“Your neck is as beautiful as the tower of David, jeweled with the shields of a thousand heroes.” (Song of Songs 4:4)
As the tallest structure in the Old City of Jerusalem, the Tower of David is a famous and familiar symbol to residents and tourists who pass through Jerusalem’s Jaffa Gate. The ancient citadel compound contains at least 2,000 years’ worth of history dating back to the First Temple period.
But the symbolic structure, among other historical structures across Israel, have some worried. There are six major cracks in the tower which raises questions if the structure would be able to survive an earthquake. Israel is located in a region extremely prone to earthquakes and a major quake could be devastating.
“A major earthquake poses a serious threat and needs to be treated as such,” Dr. Avi Shapira told Tazpit News Agency. As Chairman of Israel’s National Earthquake Preparedness Committee, Shapira explained that a large earthquake will affect every aspect of life as most Israelis live near active zones. “Israel is a small country – the consequences of a large earthquake will be far reaching.”
Therefore, Shapira believes that Israel has a duty to protect its national heritage sites. “We want to preserve the structures of our past and historical monuments of the Holy Land that are significant to the world.”
Earthquakes occur when a sudden release of energy in the Earth’s crust creates seismic waves, which then travel through the Earth’s layers.

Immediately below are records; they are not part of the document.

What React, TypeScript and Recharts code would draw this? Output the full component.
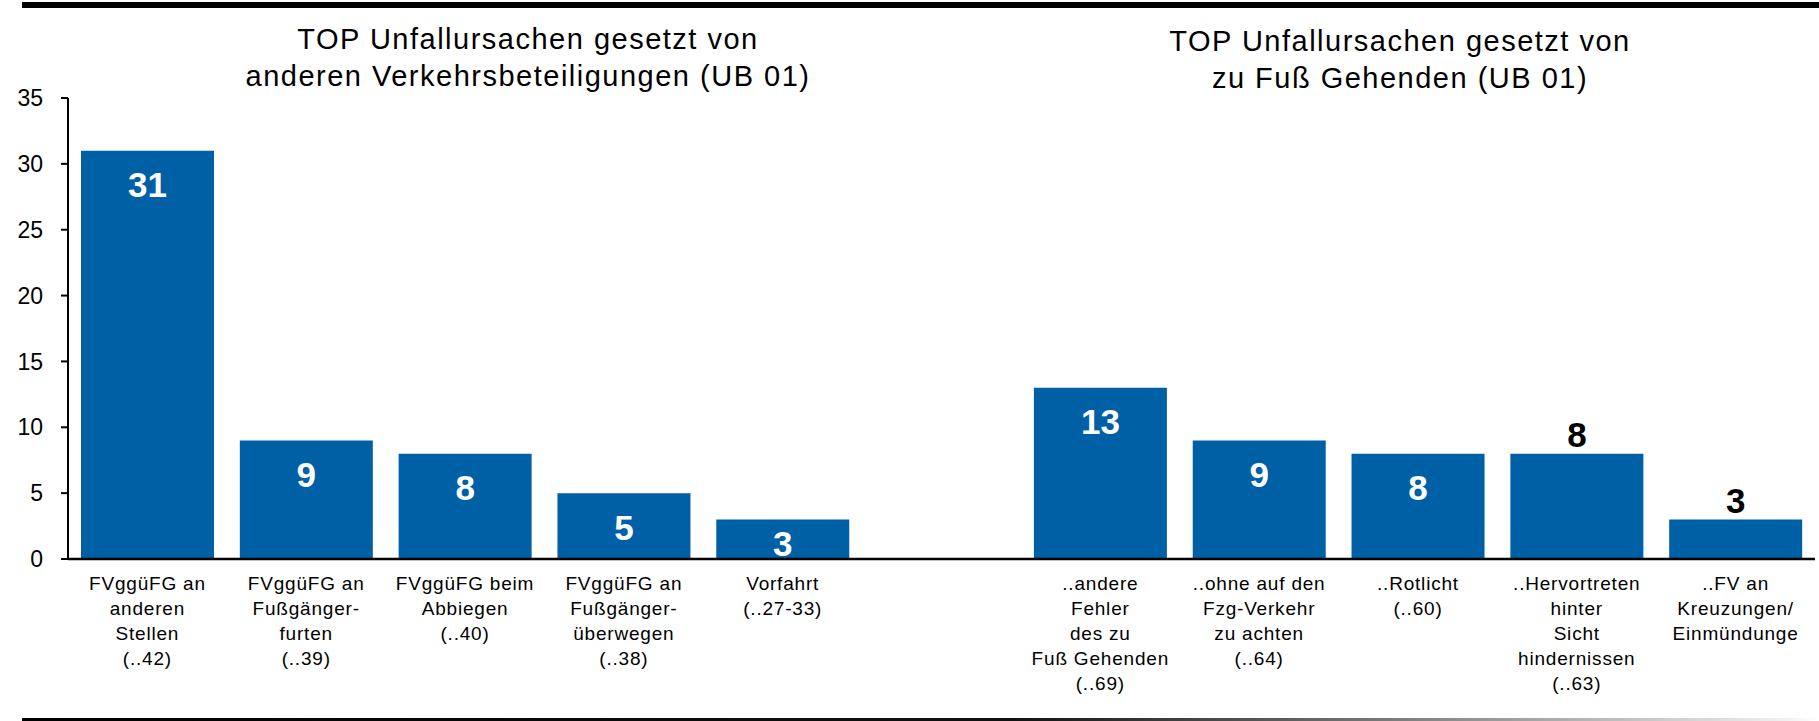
import { BarChart, Bar, XAxis, YAxis, LabelList } from "recharts";

// left group: causes set by other road users
const leftCategories = [
  "FVggüFG an\nanderen\nStellen\n(..42)",
  "FVggüFG an\nFußgänger-\nfurten\n(..39)",
  "FVggüFG beim\nAbbiegen\n(..40)",
  "FVggüFG an\nFußgänger-\nüberwegen\n(..38)",
  "Vorfahrt\n(..27-33)",
];
const leftValues = [31, 9, 8, 5, 3];

// right group: causes set by pedestrians
const rightCategories = [
  "..andere\nFehler\ndes zu\nFuß Gehenden\n(..69)",
  "..ohne auf den\nFzg-Verkehr\nzu achten\n(..64)",
  "..Rotlicht\n(..60)",
  "..Hervortreten\nhinter\nSicht\nhindernissen\n(..63)",
  "..FV an\nKreuzungen/\nEinmündunge",
];
const rightValues = [13, 9, 8, 8, 3];

const yTicks = [0, 5, 10, 15, 20, 25, 30, 35];

const leftTitle = ["TOP Unfallursachen gesetzt von", "anderen Verkehrsbeteiligungen (UB 01)"];
const rightTitle = ["TOP Unfallursachen gesetzt von", "zu Fuß Gehenden (UB 01)"];

const data = [
  ...leftCategories.map((label, i) => ({ label, value: leftValues[i] })),
  { label: "", value: null },
  ...rightCategories.map((label, i) => ({ label, value: rightValues[i] })),
];

// label list indexes only the drawn bars (the empty gap is skipped);
// these two get their value above the bar in black
const OUTSIDE_LABELS = new Set([leftCategories.length + 3, leftCategories.length + 4]);

const FONT = '"Liberation Sans", Arial, sans-serif';
const BLUE = "#0060A6";

const CategoryTick = ({ x, y, payload }: any) => {
  const lines = String(payload.value).split("\n");
  return (
    <text
      x={x}
      y={y}
      textAnchor="middle"
      fontSize={19}
      letterSpacing={0.8}
      fill="#000"
      fontFamily={FONT}
    >
      {lines.map((line, i) => (
        <tspan key={i} x={x} y={y + 31 + i * 25}>
          {line}
        </tspan>
      ))}
    </text>
  );
};

const ValueLabel = (props: any) => {
  const { x, y, width, height, value, index } = props;
  if (value == null) return null;
  const cx = Number(x) + Number(width) / 2;
  const top = Number(y);
  const bottom = top + Number(height);
  const outside = OUTSIDE_LABELS.has(index);
  const cy = outside ? top - 19 : Math.min(top + 34, bottom - 16);
  return (
    <text
      x={cx}
      y={cy + 12.5}
      textAnchor="middle"
      fontSize={35}
      fontWeight="bold"
      fill={outside ? "#000" : "#fff"}
      fontFamily={FONT}
    >
      {value}
    </text>
  );
};

function Title({ x, y, lines }: { x: number; y: number; lines: string[] }) {
  return (
    <text x={x} y={y} textAnchor="middle" fontSize={29} letterSpacing={1.5} fill="#000" fontFamily={FONT}>
      {lines.map((line, i) => (
        <tspan key={i} x={x} y={y + i * 37}>
          {line}
        </tspan>
      ))}
    </text>
  );
}

export default function App() {
  return (
    <div
      style={{
        position: "absolute",
        left: 0,
        top: 0,
        width: 1819,
        height: 721,
        background: "#fff",
        fontFamily: FONT,
      }}
    >
      <BarChart
        width={1819}
        height={721}
        data={data}
        margin={{ top: 98, right: 4, left: 0, bottom: 0 }}
      >
        <XAxis
          dataKey="label"
          interval={0}
          height={162}
          tickLine={false}
          tickSize={0}
          tickMargin={0}
          stroke="#000"
          strokeWidth={2.5}
          tick={<CategoryTick />}
        />
        <YAxis
          width={68}
          domain={[0, 35]}
          ticks={yTicks}
          interval={0}
          tickSize={7}
          tickMargin={18}
          stroke="#000"
          strokeWidth={2}
          tick={{ fill: "#000", fontSize: 23, fontFamily: FONT }}
        />
        <Bar dataKey="value" fill={BLUE} barSize={133} isAnimationActive={false}>
          <LabelList dataKey="value" content={<ValueLabel />} />
        </Bar>
      </BarChart>
      <svg
        width={1819}
        height={721}
        style={{ position: "absolute", left: 0, top: 0, pointerEvents: "none" }}
      >
        <defs>
          <linearGradient id="bottomRule" x1="0" x2="1" y1="0" y2="0">
            <stop offset="0" stopColor="#000" />
            <stop offset="0.55" stopColor="#111" />
            <stop offset="0.77" stopColor="#7f7f7f" />
            <stop offset="0.98" stopColor="#f0f0f0" />
            <stop offset="1" stopColor="#fff" />
          </linearGradient>
        </defs>
        <rect x={22} y={2} width={1797} height={6} fill="#000" />
        <rect x={22} y={718} width={1797} height={3} fill="url(#bottomRule)" />
        <Title x={528} y={49} lines={leftTitle} />
        <Title x={1400} y={51} lines={rightTitle} />
      </svg>
    </div>
  );
}
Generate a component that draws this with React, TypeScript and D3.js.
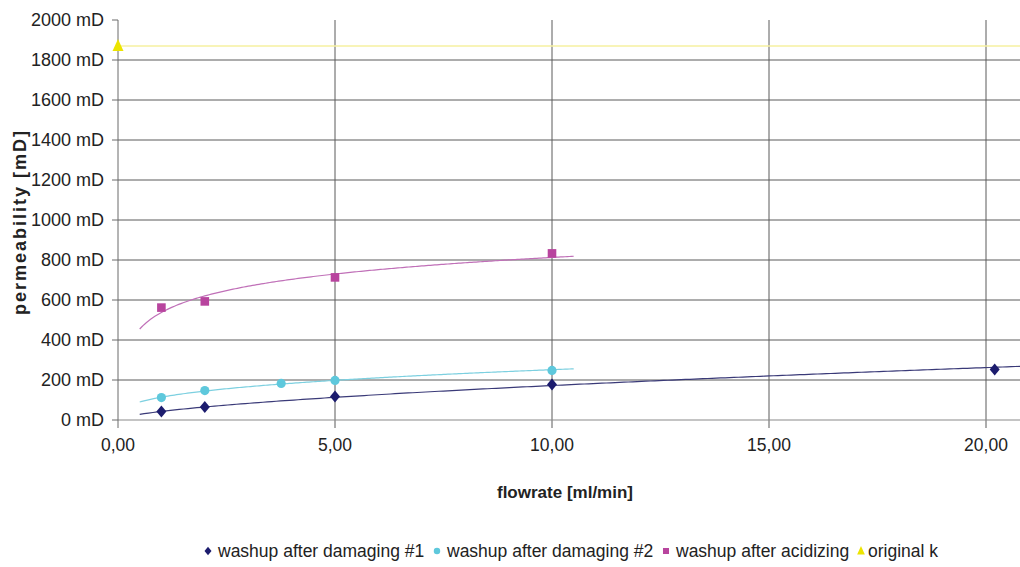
import React from "react";
import * as d3 from "d3";

const W = 1020;
const H = 567;

const yTicks = [0, 200, 400, 600, 800, 1000, 1200, 1400, 1600, 1800, 2000];
const xTicks = [0, 5, 10, 15, 20];

const s1X = [1, 2, 5, 10, 20.2];
const s1Y = [42, 65, 117, 178, 253];
const s2X = [1, 2, 3.76, 5, 10];
const s2Y = [112, 147, 183, 198, 248];
const s3X = [1, 2, 5, 10];
const s3Y = [562, 593, 713, 833];
const origX = [0];
const origY = [1870];

const seriesNames = ["washup after damaging #1", "washup after damaging #2", "washup after acidizing", "original k"];
const colors = ["#1c1c6e", "#5ec8dc", "#b8449e", "#ece400"];
const lineColors = ["#3a3a78", "#7dd0e0", "#c070b8", "#f6f0a0"];

function fit(xs: number[], ys: number[], kind: "log" | "power") {
  const lx = xs.map(Math.log);
  const ly = kind === "power" ? ys.map(Math.log) : ys;
  const mx = d3.mean(lx)!;
  const my = d3.mean(ly)!;
  let sxx = 0, sxy = 0;
  lx.forEach((v, i) => { sxx += (v - mx) ** 2; sxy += (v - mx) * (ly[i] - my); });
  const b = sxy / sxx;
  const a = my - b * mx;
  return kind === "power" ? (x: number) => Math.exp(a + b * Math.log(x)) : (x: number) => a + b * Math.log(x);
}

export default function App() {
  const left = 118, right = 1020, top = 20, bottom = 420;
  const x = d3.scaleLinear().domain([0, 5]).range([left, 335]);
  const xMax = x.invert(right);
  const y = d3.scaleLinear().domain([0, 2000]).range([bottom, top]);
  const fmt = (v: number) => v.toFixed(2).replace(".", ",");

  const trend = (f: (x: number) => number, x0: number, x1: number) => {
    const pts = d3.range(0, 201).map(i => x0 + (x1 - x0) * i / 200);
    return d3.line<number>().x(v => x(v)).y(v => y(f(v)))(pts) || "";
  };
  const f1 = fit(s1X, s1Y, "power");
  const f2 = fit(s2X, s2Y, "power");
  const f3 = fit(s3X, s3Y, "log");

  const font = "'Liberation Sans', Arial, sans-serif";

  const legendItems = [
    { x: 208, tx: 218, kind: "diamond" },
    { x: 437, tx: 447, kind: "circle" },
    { x: 666, tx: 676, kind: "square" },
    { x: 861, tx: 868, kind: "tri" },
  ];
  const marker = (kind: string, cx: number, cy: number, c: string, key: string, sc = 1) => {
    if (kind === "diamond")
      return <path key={key} d={`M0,${-6 * sc}L${5 * sc},0L0,${6 * sc}L${-5 * sc},0Z`} transform={`translate(${cx},${cy})`} fill={c} />;
    if (kind === "circle") return <circle key={key} cx={cx} cy={cy} r={4.6 * sc} fill={c} />;
    if (kind === "square") return <rect key={key} x={cx - 4.3 * sc} y={cy - 4.3 * sc} width={8.6 * sc} height={8.6 * sc} fill={c} />;
    return <path key={key} d={`M0,${-7 * sc}L${5.5 * sc},${5 * sc}L${-5.5 * sc},${5 * sc}Z`} transform={`translate(${cx},${cy})`} fill={c} />;
  };

  return (
    <svg width={W} height={H} style={{ position: "absolute", left: 0, top: 0, background: "#fff" }} fontFamily={font}>
      {yTicks.filter(t => t > 0 && t < 2000).map(t => (
        <line key={"h" + t} x1={left} x2={right} y1={y(t)} y2={y(t)} stroke="#5a5a5a" strokeWidth={1} />
      ))}
      {xTicks.filter(t => t > 0).map(t => (
        <line key={"v" + t} x1={x(t)} x2={x(t)} y1={top} y2={bottom + 8} stroke="#5a5a5a" strokeWidth={1} />
      ))}
      <line x1={left} x2={right} y1={bottom} y2={bottom} stroke="#8a8a8a" strokeWidth={1.2} />
      <line x1={left} x2={left} y1={top} y2={bottom + 8} stroke="#6a6a6a" strokeWidth={1} />
      {yTicks.map(t => (
        <line key={"yt" + t} x1={left - 6} x2={left} y1={y(t)} y2={y(t)} stroke="#6a6a6a" />
      ))}
      {yTicks.map(t => (
        <text key={"yl" + t} x={104} y={y(t)} dy="0.35em" textAnchor="end" fontSize={18} fill="#222">{`${t} mD`}</text>
      ))}
      {xTicks.map(t => (
        <text key={"xl" + t} x={x(t)} y={445} dy="0.35em" textAnchor="middle" fontSize={17.5} fill="#222">{fmt(t)}</text>
      ))}
      <text x={565} y={492} dy="0.35em" textAnchor="middle" fontSize={17} fontWeight="bold" fill="#222">flowrate [ml/min]</text>
      <text transform={`translate(20,222) rotate(-90)`} textAnchor="middle" dy="0.35em" fontSize={18} letterSpacing={2} fontWeight="bold" fill="#222">permeability [mD]</text>

      <line x1={x(origX[0])} x2={right} y1={y(origY[0])} y2={y(origY[0])} stroke={lineColors[3]} strokeWidth={1.5} />

      <path d={trend(f1, 0.5, xMax)} fill="none" stroke={lineColors[0]} strokeWidth={1.2} />
      <path d={trend(f2, 0.5, 10.5)} fill="none" stroke={lineColors[1]} strokeWidth={1.2} />
      <path d={trend(f3, 0.5, 10.5)} fill="none" stroke={lineColors[2]} strokeWidth={1.2} />

      {s1X.map((v, i) => marker("diamond", x(v), y(s1Y[i]), colors[0], "a" + i))}
      {s2X.map((v, i) => marker("circle", x(v), y(s2Y[i]), colors[1], "b" + i))}
      {s3X.map((v, i) => marker("square", x(v), y(s3Y[i]), colors[2], "c" + i))}
      {origX.map((v, i) => marker("tri", x(v), y(origY[i]), colors[3], "d" + i))}

      {legendItems.map((it, i) => (
        <g key={"lg" + i}>
          {marker(it.kind, it.x, 551, colors[i], "lm" + i, 0.7)}
          <text x={it.tx} y={551} dy="0.35em" fontSize={17.5} fill="#222">{seriesNames[i]}</text>
        </g>
      ))}
    </svg>
  );
}
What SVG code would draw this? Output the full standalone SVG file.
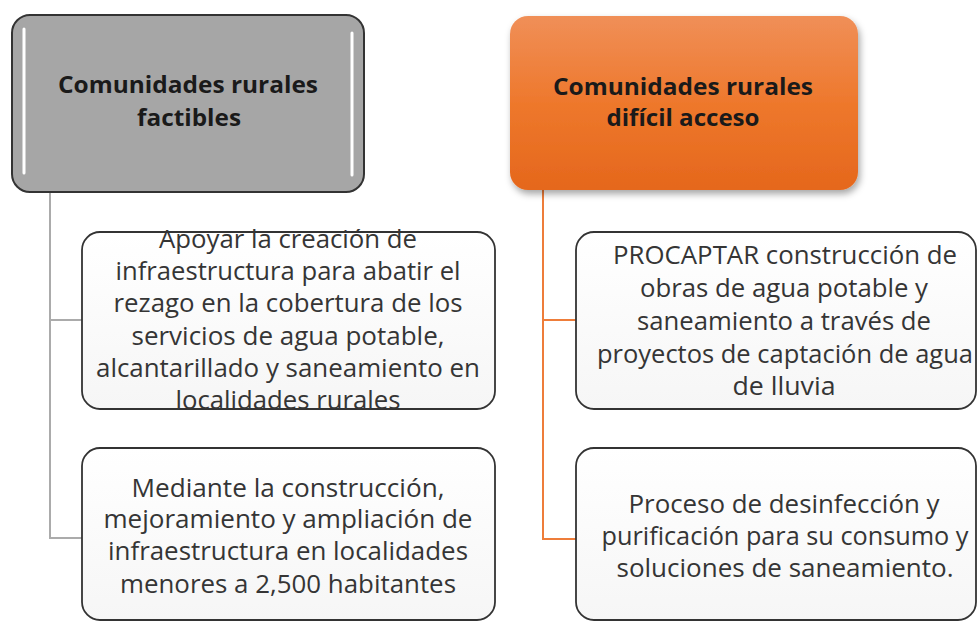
<svg xmlns="http://www.w3.org/2000/svg" width="978" height="622" viewBox="0 0 978 622">
  <defs>
    <linearGradient id="orangeGrad" x1="0" y1="0" x2="0" y2="1">
      <stop offset="0" stop-color="#f08f58"/>
      <stop offset="0.5" stop-color="#ee782c"/>
      <stop offset="1" stop-color="#e5671c"/>
    </linearGradient>
    <linearGradient id="childGrad" x1="0" y1="0" x2="0" y2="1">
      <stop offset="0" stop-color="#ffffff"/>
      <stop offset="1" stop-color="#f6f6f6"/>
    </linearGradient>
    <filter id="shadow" x="-10%" y="-10%" width="125%" height="130%">
      <feDropShadow dx="2" dy="4" stdDeviation="3.5" flood-color="#000" flood-opacity="0.35"/>
    </filter>
  </defs>
  <style>
    .hdr { font-family: "Open Sans", "Liberation Sans", sans-serif; font-weight: bold; font-size: 23px; fill: #1a1a1a; text-anchor: middle; }
    .txt { font-family: "Open Sans", "Liberation Sans", sans-serif; font-size: 25.5px; fill: #353535; text-anchor: middle; }
    .child { fill: url(#childGrad); stroke: #333333; stroke-width: 1.8; }
    .grayLine { fill: none; stroke: #ababab; stroke-width: 2; }
    .orangeLine { fill: none; stroke: #ee7d3a; stroke-width: 2; }
  </style>
  <rect width="978" height="622" fill="#ffffff"/>

  <g id="connectors">
    <path class="grayLine" d="M50,192 V538 H82 M50,320 H82"/>
    <path class="orangeLine" d="M543,190 V539 H576 M543,320 H576"/>
  </g>

  <g id="node-factibles">
    <rect x="12" y="15" width="352" height="177" rx="18" ry="18" fill="#a6a6a6" stroke="#333333" stroke-width="2"/>
    <line x1="24" y1="29" x2="24" y2="173" stroke="#ffffff" stroke-width="3" stroke-linecap="round"/>
    <line x1="352" y1="33" x2="352" y2="175" stroke="#ffffff" stroke-width="3" stroke-linecap="round"/>
    <text class="hdr" x="188" y="93" textLength="260" lengthAdjust="spacingAndGlyphs">Comunidades rurales</text>
    <text class="hdr" x="189" y="126" textLength="104" lengthAdjust="spacingAndGlyphs">factibles</text>
  </g>

  <g id="node-dificil">
    <rect x="510" y="16" width="348" height="174" rx="18" ry="18" fill="url(#orangeGrad)" filter="url(#shadow)"/>
    <text class="hdr" x="683" y="95" textLength="260" lengthAdjust="spacingAndGlyphs">Comunidades rurales</text>
    <text class="hdr" x="683" y="126" textLength="153" lengthAdjust="spacingAndGlyphs">difícil acceso</text>
  </g>

  <g id="node-apoyar">
    <rect class="child" x="82" y="232" width="413" height="177" rx="18" ry="18"/>
    <text class="txt" x="288" y="248" textLength="258" lengthAdjust="spacingAndGlyphs">Apoyar la creación de</text>
    <text class="txt" x="288" y="280" textLength="345" lengthAdjust="spacingAndGlyphs">infraestructura para abatir el</text>
    <text class="txt" x="288" y="312" textLength="349" lengthAdjust="spacingAndGlyphs">rezago en  la cobertura de los</text>
    <text class="txt" x="288" y="345" textLength="313" lengthAdjust="spacingAndGlyphs">servicios de agua potable,</text>
    <text class="txt" x="288" y="377" textLength="384" lengthAdjust="spacingAndGlyphs">alcantarillado y saneamiento en</text>
    <text class="txt" x="288" y="409" textLength="225" lengthAdjust="spacingAndGlyphs">localidades rurales</text>
  </g>

  <g id="node-mediante">
    <rect class="child" x="82" y="448" width="413" height="172" rx="18" ry="18"/>
    <text class="txt" x="288" y="497" textLength="313" lengthAdjust="spacingAndGlyphs">Mediante la construcción,</text>
    <text class="txt" x="288" y="528" textLength="369" lengthAdjust="spacingAndGlyphs">mejoramiento y ampliación de</text>
    <text class="txt" x="288" y="560" textLength="360" lengthAdjust="spacingAndGlyphs">infraestructura en localidades</text>
    <text class="txt" x="288" y="593" textLength="336" lengthAdjust="spacingAndGlyphs">menores a 2,500  habitantes</text>
  </g>

  <g id="node-procaptar">
    <rect class="child" x="576" y="232" width="400" height="177" rx="18" ry="18"/>
    <text class="txt" x="785" y="264" textLength="344" lengthAdjust="spacingAndGlyphs">PROCAPTAR construcción de</text>
    <text class="txt" x="784" y="297" textLength="288" lengthAdjust="spacingAndGlyphs">obras de agua potable y</text>
    <text class="txt" x="784" y="330" textLength="294" lengthAdjust="spacingAndGlyphs">saneamiento a través de</text>
    <text class="txt" x="785" y="363" textLength="376" lengthAdjust="spacingAndGlyphs">proyectos de captación de agua</text>
    <text class="txt" x="784" y="395" textLength="103" lengthAdjust="spacingAndGlyphs">de lluvia</text>
  </g>

  <g id="node-proceso">
    <rect class="child" x="576" y="448" width="400" height="172" rx="18" ry="18"/>
    <text class="txt" x="784" y="513" textLength="311" lengthAdjust="spacingAndGlyphs">Proceso de desinfección y</text>
    <text class="txt" x="785" y="545" textLength="367" lengthAdjust="spacingAndGlyphs">purificación para su consumo y</text>
    <text class="txt" x="785" y="577" textLength="337" lengthAdjust="spacingAndGlyphs">soluciones de saneamiento.</text>
  </g>
</svg>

In order to implement proper methods of protection and preparedness for earthquake threats, research and engineering is needed in order to upgrade ancient buildings according to Shapira.
Israel experienced five moderate earthquakes in October, which prompted experts to install a seismic monitoring system at the Tower of David in November 2013.
The Tower of David is the first heritage site that has been included in an international project that is monitoring fluctuations on a heritage site through a special monitoring system run by the University of Padova in Italy. This is the first attempt to use technology to determine the structural weaknesses in an ancient edifice in Israel.
Israel has been consulting with Italian researchers, who are leading experts in the field of earthquake evaluation and monitoring, in order to learn of new ways to minimize damage to cultural heritage sites through available technologies.
In a special conference at the Tower of David this week (January 19-20), called Seismic Risk Preparedness and Mitigation of Archaeological and Historical Sites, Italian experts were present to share their knowledge during unique sessions addressing earthquake monitoring.
Italy, located in a region with considerable seismic activity, has suffered from many major earthquakes in the past fifty years notes Claudio Modena, a Professor of Structural Engineering at the University of Padova. Professor Modena, who has visited Israel on many occasions, lead a session about strengthening existing cultural sites, this past Sunday, January 19.
“Italy is a world leader in the earthquake monitoring field and conducting research in methodology for effective dealing with earthquakes,” explains Professor Modena. “Israel is new to this area and we believe that sharing our knowledge will help maintain historical structures in the event of a major earthquake.”
Modena, who lives in Verona, Italy, has also investigated historical and archaeological sites in Akko, Tzfat, and Beit Shean.
Other experts at the Tower of David conference included representatives from the Italian Ministry of Cultural Heritage as well as the Ministry of Civil Protection in Italy, and the Firefighters Agency in Emergency Response.
Luka Ponticelli, an Italian fire officer, of the Central Direction for Prevention and Technical Safety in Rome told Tazpit that Italian fire services are trained to deal with the aftereffects of earthquake on historical sites and heritage monuments. “We are the only firemen in the world that are trained in restoring buildings and reducing damages following earthquakes.”
Following the conference at the Tower of David, Israel will continue to promote cooperation with academic institutions and earthquake experts in Italy.
“The Italian experience in dealing with earthquakes is of great help to those of us dealing with this threat in Israel,” said Professor Shapira.